Car, en filigrane de ses autoportraits, le folk singer questionne le statut de l'artiste et son rôle dans la société. "Notre quête d'absolu, de beauté, nous remplit l'âme. Mais parfois, elle influe aussi négativement sur notre vie sociale, notre famille, nos amis…, dit-il. Je me pose beaucoup de questions sur la place que j'accorde à mon travail, ma passion, et me demande si, finalement, je n'en suis pas l'esclave."

Par ses mots créés qui l'enchaînent et lui donnent des ailes, Jawhar, mystique et mystérieux, forge des poésies hors-sols, qui disent l'essentiel de la vie. "Je juge l'art trop noble ou trop sacré pour parler de problématiques abordées dans des débats à la radio ou à la télé. Je considère le poète, le musicien, comme un 'chasseur de beauté'. À ses côtés, tous ces gars en train de se prendre la tête, de se bagarrer pour quelques sous, pour des bribes de pouvoir, vont disparaître… Mais la beauté, elle, restera. Elle traversera les siècles. C'est notre richesse", affirme-t-il.

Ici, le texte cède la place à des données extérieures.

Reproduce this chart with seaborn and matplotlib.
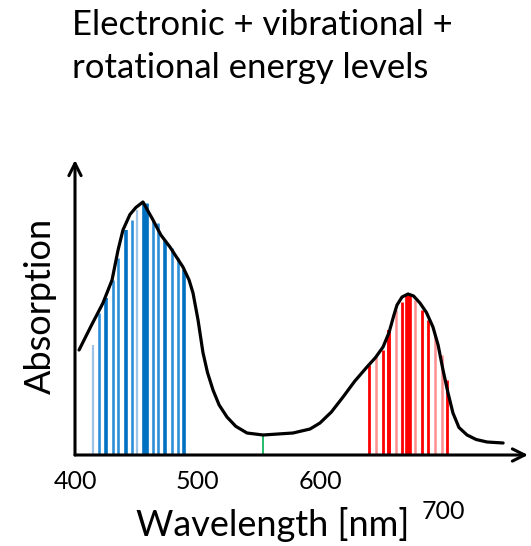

Pour ce fan de Nick Drake et Emily Dickinson, la poésie consiste en un "pli, une ridule sur l'eau, un reflet déformé du monde, aussi vite effacé, un rayon de soleil parmi les branches d'arbres : un moment éphémère… " Et voici ce qu'il s'attache à capter par ses chansons – des instants d'éternité.

Chez lui, dans sa campagne, il jardine et plante des graines : "Entre mes deux paumes levées vers le ciel lorsque je chante, et mes deux mains enfouies dans la terre lorsque je jardine, il y a une correspondance. Dans les deux cas, j'essaie de cultiver, de soigner, de faire pousser des créations."